▶ Set problem: Your task is to retype, word for word, the lines from the start of the data through the line holding "(0.south) -- (7.north);". Do not include the pictures.

________________

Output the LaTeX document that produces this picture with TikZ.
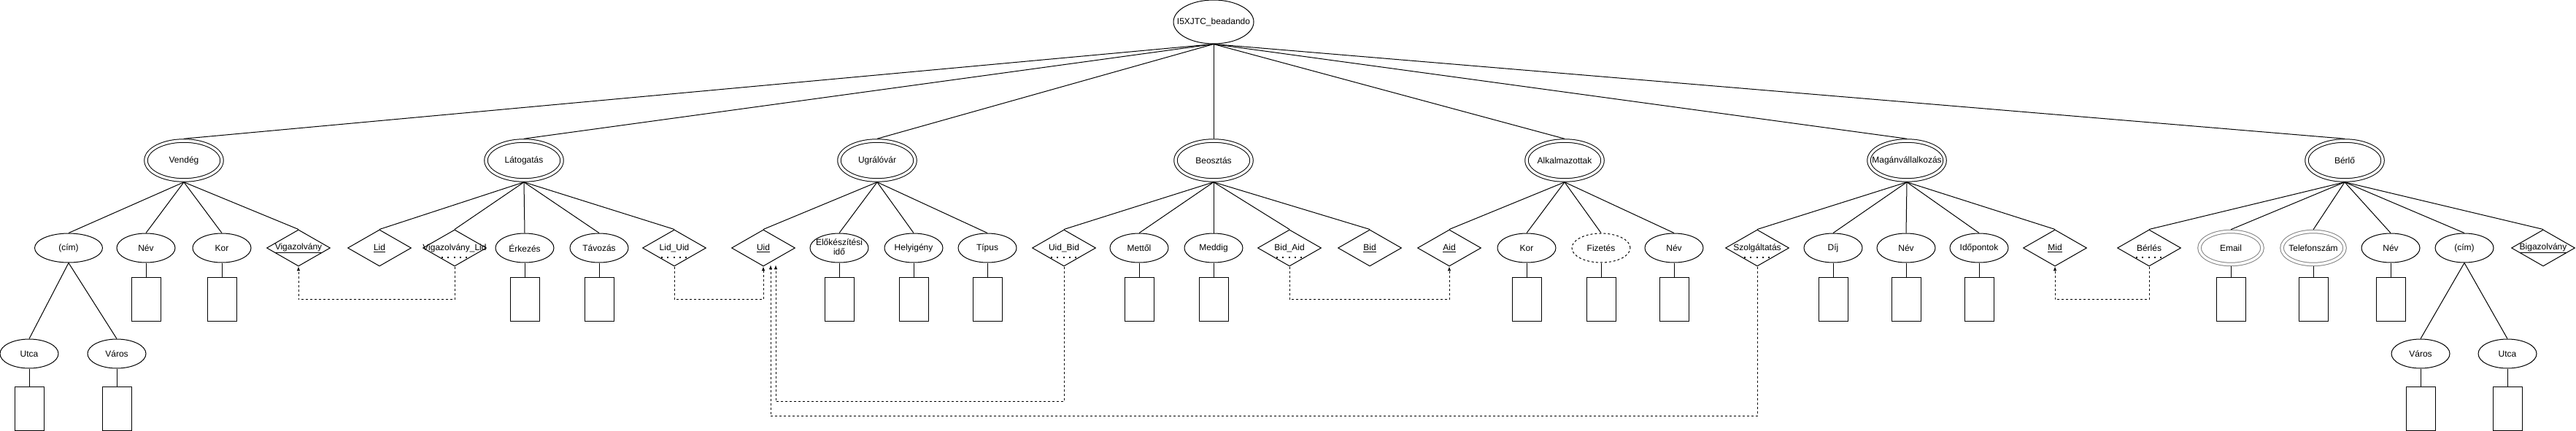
\documentclass[tikz,border=0pt]{standalone}
\usepackage{fontspec}
\setmainfont{Liberation Sans}
\usetikzlibrary{shapes.geometric, positioning}
\newcommand{\nm}[1]{\makebox[0pt]{#1}}

\begin{document}
\begin{tikzpicture}[x=1pt, y=-1pt, node distance = {70pt}, line width=1pt,
	font=\fontsize{12}{14}\selectfont,
	root/.style = {draw, ellipse, inner sep=0pt, minimum width=110pt, minimum height=60pt},
	ent/.style = {draw, ellipse, double, double distance=3.5pt, inner sep=0pt, outer sep=2.75pt, minimum width=104pt, minimum height=54pt},
	attr/.style = {draw, ellipse, inner sep=0pt, minimum width=80pt, minimum height=40pt},
	multi/.style = {attr, draw=gray, double, double distance=3.5pt, outer sep=2.75pt, minimum width=86pt, minimum height=45pt},
	key/.style = {draw, diamond, inner sep=0pt, minimum width=87pt, minimum height=50pt},
	dom/.style = {draw, rectangle, minimum width=40pt, minimum height=60pt},
	dep/.style = {dashed, -latex},
	pk/.style = {line width=2pt, dash pattern=on 2pt off 6.3pt}]
	\useasboundingbox (0,0) rectangle (3530,591);

	\node[root] (0) at (1663,30) {\nm{I5XJTC\_beadando}};

	% egyedek
	\node[ent] (1) at (252,220) {\nm{Vendég}};
	\node[ent] (2) at (718,220) {\nm{Látogatás}};
	\node[ent] (3) at (1202,220) {\nm{Ugrálóvár}};
	\node[ent] (4) at (1663,220) {\nm{Beosztás}};
	\node[ent] (5) at (2144,220) {\nm{Alkalmazottak}};
	\node[ent] (6) at (2613,220) {\nm{Magánvállalkozás}};
	\node[ent] (7) at (3213,220) {\nm{Bérlő}};

	\draw (0.south) -- (1.north);
	\draw (0.south) -- (2.north);
	\draw (0.south) -- (3.north);
	\draw (0.south) -- (4.north);
	\draw (0.south) -- (5.north);
	\draw (0.south) -- (6.north);
	\draw (0.south) -- (7.north);

	% Vendég
	\node[attr, minimum width=93pt] (11) at (94,340) {\nm{(cím)}};
	\node[attr] (12) at (200,340) {\nm{Név}};
	\node[attr] (13) at (304,340) {\nm{Kor}};
	\node[key] (14) at (409,340) {\nm{\underline{Vigazolvány}}};
	\node[attr] (111) at (40,485) {\nm{Utca}};
	\node[attr] (112) at (160,485) {\nm{Város}};
	\node[dom] (12r) [below of=12] {};
	\node[dom] (13r) [below of=13] {};
	\node[dom, node distance=75pt] (111r) [below of=111] {};
	\node[dom, node distance=75pt] (112r) [below of=112] {};
	\draw (1.south) -- (11.north);
	\draw (1.south) -- (12.north);
	\draw (1.south) -- (13.north);
	\draw (1.south) -- (14.north);
	\draw (11.south) -- (111.north);
	\draw (11.south) -- (112.north);
	\draw (12) -- (12r);
	\draw (13) -- (13r);
	\draw (111) -- (111r);
	\draw (112) -- (112r);

	% Látogatás
	\node[key] (21) at (520,340) {\nm{\underline{Lid}}};
	\node[key] (22) at (623,340) {\nm{Vigazolvány\_Lid}};
	\node[attr] (23) at (719,340) {\nm{Érkezés}};
	\node[attr] (24) at (821,340) {\nm{Távozás}};
	\node[key] (25) at (924,340) {\nm{Lid\_Uid}};
	\node[dom] (23r) [below of=23] {};
	\node[dom] (24r) [below of=24] {};
	\draw (2.south) -- (21.north);
	\draw (2.south) -- (22.north);
	\draw (2.south) -- (23.north);
	\draw (2.south) -- (24.north);
	\draw (2.south) -- (25.north);
	\draw (23) -- (23r);
	\draw (24) -- (24r);

	% Ugrálóvár
	\node[key] (31) at (1046,340) {\nm{\underline{Uid}}};
	\node[attr] (32) at (1150,340) {\nm{\begin{tabular}{@{}c@{}}Előkészítési\\[-1pt]idő\end{tabular}}};
	\node[attr] (33) at (1252,340) {\nm{Helyigény}};
	\node[attr] (34) at (1353,340) {\nm{Típus}};
	\node[dom] (32r) [below of=32] {};
	\node[dom] (33r) [below of=33] {};
	\node[dom] (34r) [below of=34] {};
	\draw (3.south) -- (31.north);
	\draw (3.south) -- (32.north);
	\draw (3.south) -- (33.north);
	\draw (3.south) -- (34.north);
	\draw (32) -- (32r);
	\draw (33) -- (33r);
	\draw (34) -- (34r);

	% Beosztás
	\node[key] (41) at (1458,340) {\nm{Uid\_Bid}};
	\node[attr] (42) at (1561,340) {\nm{Mettől}};
	\node[attr] (43) at (1663,340) {\nm{Meddig}};
	\node[key] (44) at (1767,340) {\nm{Bid\_Aid}};
	\node[key] (45) at (1877,340) {\nm{\underline{Bid}}};
	\node[dom] (42r) [below of=42] {};
	\node[dom] (43r) [below of=43] {};
	\draw (4.south) -- (41.north);
	\draw (4.south) -- (42.north);
	\draw (4.south) -- (43.north);
	\draw (4.south) -- (44.north);
	\draw (4.south) -- (45.north);
	\draw (42) -- (42r);
	\draw (43) -- (43r);

	% Alkalmazottak
	\node[key] (51) at (1986,340) {\nm{\underline{Aid}}};
	\node[attr] (52) at (2092,340) {\nm{Kor}};
	\node[attr, dashed] (53) at (2194,340) {\nm{Fizetés}};
	\node[attr] (54) at (2294,340) {\nm{Név}};
	\node[dom] (52r) [below of=52] {};
	\node[dom] (53r) [below of=53] {};
	\node[dom] (54r) [below of=54] {};
	\draw (5.south) -- (51.north);
	\draw (5.south) -- (52.north);
	\draw (5.south) -- (53.north);
	\draw (5.south) -- (54.north);
	\draw (52) -- (52r);
	\draw (53) -- (53r);
	\draw (54) -- (54r);

	% Magánvállalkozás
	\node[key] (61) at (2408,340) {\nm{Szolgáltatás}};
	\node[attr] (62) at (2512,340) {\nm{Díj}};
	\node[attr] (63) at (2612,340) {\nm{Név}};
	\node[attr] (64) at (2712,340) {\nm{Időpontok}};
	\node[key] (65) at (2816,340) {\nm{\underline{Mid}}};
	\node[dom] (62r) [below of=62] {};
	\node[dom] (63r) [below of=63] {};
	\node[dom] (64r) [below of=64] {};
	\draw (6.south) -- (61.north);
	\draw (6.south) -- (62.north);
	\draw (6.south) -- (63.north);
	\draw (6.south) -- (64.north);
	\draw (6.south) -- (65.north);
	\draw (62) -- (62r);
	\draw (63) -- (63r);
	\draw (64) -- (64r);

	% Bérlő
	\node[key] (71) at (2945,340) {\nm{Bérlés}};
	\node[multi] (72) at (3057,340) {\nm{Email}};
	\node[multi] (73) at (3170,340) {\nm{Telefonszám}};
	\node[attr] (74) at (3276,340) {\nm{Név}};
	\node[attr] (75) at (3377,340) {\nm{(cím)}};
	\node[key] (76) at (3485,340) {\nm{\underline{Bigazolvány}}};
	\node[attr] (751) at (3317,485) {\nm{Város}};
	\node[attr] (752) at (3436,485) {\nm{Utca}};
	\node[dom] (72r) [below of=72] {};
	\node[dom] (73r) [below of=73] {};
	\node[dom] (74r) [below of=74] {};
	\node[dom, node distance=75pt] (751r) [below of=751] {};
	\node[dom, node distance=75pt] (752r) [below of=752] {};
	\draw (7.south) -- (71.north);
	\draw (7.south) -- (72.north);
	\draw (7.south) -- (73.north);
	\draw (7.south) -- (74.north);
	\draw (7.south) -- (75.north);
	\draw (7.south) -- (76.north);
	\draw (75.south) -- (751.north);
	\draw (75.south) -- (752.north);
	\draw (72) -- (72r);
	\draw (73) -- (73r);
	\draw (74) -- (74r);
	\draw (751) -- (751r);
	\draw (752) -- (752r);

	% részleges kulcsok
	\draw[pk] ([xshift=-18pt, yshift=-13pt]22.center) -- ([xshift=22pt, yshift=-13pt]22.center);
	\draw[pk] ([xshift=-18pt, yshift=-13pt]25.center) -- ([xshift=22pt, yshift=-13pt]25.center);
	\draw[pk] ([xshift=-18pt, yshift=-13pt]41.center) -- ([xshift=22pt, yshift=-13pt]41.center);
	\draw[pk] ([xshift=-18pt, yshift=-13pt]44.center) -- ([xshift=22pt, yshift=-13pt]44.center);
	\draw[pk] ([xshift=-18pt, yshift=-13pt]61.center) -- ([xshift=22pt, yshift=-13pt]61.center);
	\draw[pk] ([xshift=-18pt, yshift=-13pt]71.center) -- ([xshift=22pt, yshift=-13pt]71.center);

	% hivatkozások
	\draw[dep] (22.south) -- ++(0,45) -| (14.south);
	\draw[dep] (25.south) -- ++(0,45) -| (31.south);
	\draw[dep] (41.south) -- ++(0,185) -| ([xshift=17pt, yshift=2pt]31.south);
	\draw[dep] (61.south) -- ++(0,205) -| ([xshift=10pt, yshift=2pt]31.south);
	\draw[dep] (44.south) -- ++(0,45) -| (51.south);
	\draw[dep] (71.south) -- ++(0,45) -| (65.south);
\end{tikzpicture}
\end{document}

________________

▶ Answer in full:
Output the LaTeX document that produces this picture with TikZ.
\documentclass[tikz,border=0pt]{standalone}
\usepackage{fontspec}
\setmainfont{Liberation Sans}
\usetikzlibrary{shapes.geometric, positioning}
\newcommand{\nm}[1]{\makebox[0pt]{#1}}

\begin{document}
\begin{tikzpicture}[x=1pt, y=-1pt, node distance = {70pt}, line width=1pt,
	font=\fontsize{12}{14}\selectfont,
	root/.style = {draw, ellipse, inner sep=0pt, minimum width=110pt, minimum height=60pt},
	ent/.style = {draw, ellipse, double, double distance=3.5pt, inner sep=0pt, outer sep=2.75pt, minimum width=104pt, minimum height=54pt},
	attr/.style = {draw, ellipse, inner sep=0pt, minimum width=80pt, minimum height=40pt},
	multi/.style = {attr, draw=gray, double, double distance=3.5pt, outer sep=2.75pt, minimum width=86pt, minimum height=45pt},
	key/.style = {draw, diamond, inner sep=0pt, minimum width=87pt, minimum height=50pt},
	dom/.style = {draw, rectangle, minimum width=40pt, minimum height=60pt},
	dep/.style = {dashed, -latex},
	pk/.style = {line width=2pt, dash pattern=on 2pt off 6.3pt}]
	\useasboundingbox (0,0) rectangle (3530,591);

	\node[root] (0) at (1663,30) {\nm{I5XJTC\_beadando}};

	% egyedek
	\node[ent] (1) at (252,220) {\nm{Vendég}};
	\node[ent] (2) at (718,220) {\nm{Látogatás}};
	\node[ent] (3) at (1202,220) {\nm{Ugrálóvár}};
	\node[ent] (4) at (1663,220) {\nm{Beosztás}};
	\node[ent] (5) at (2144,220) {\nm{Alkalmazottak}};
	\node[ent] (6) at (2613,220) {\nm{Magánvállalkozás}};
	\node[ent] (7) at (3213,220) {\nm{Bérlő}};

	\draw (0.south) -- (1.north);
	\draw (0.south) -- (2.north);
	\draw (0.south) -- (3.north);
	\draw (0.south) -- (4.north);
	\draw (0.south) -- (5.north);
	\draw (0.south) -- (6.north);
	\draw (0.south) -- (7.north);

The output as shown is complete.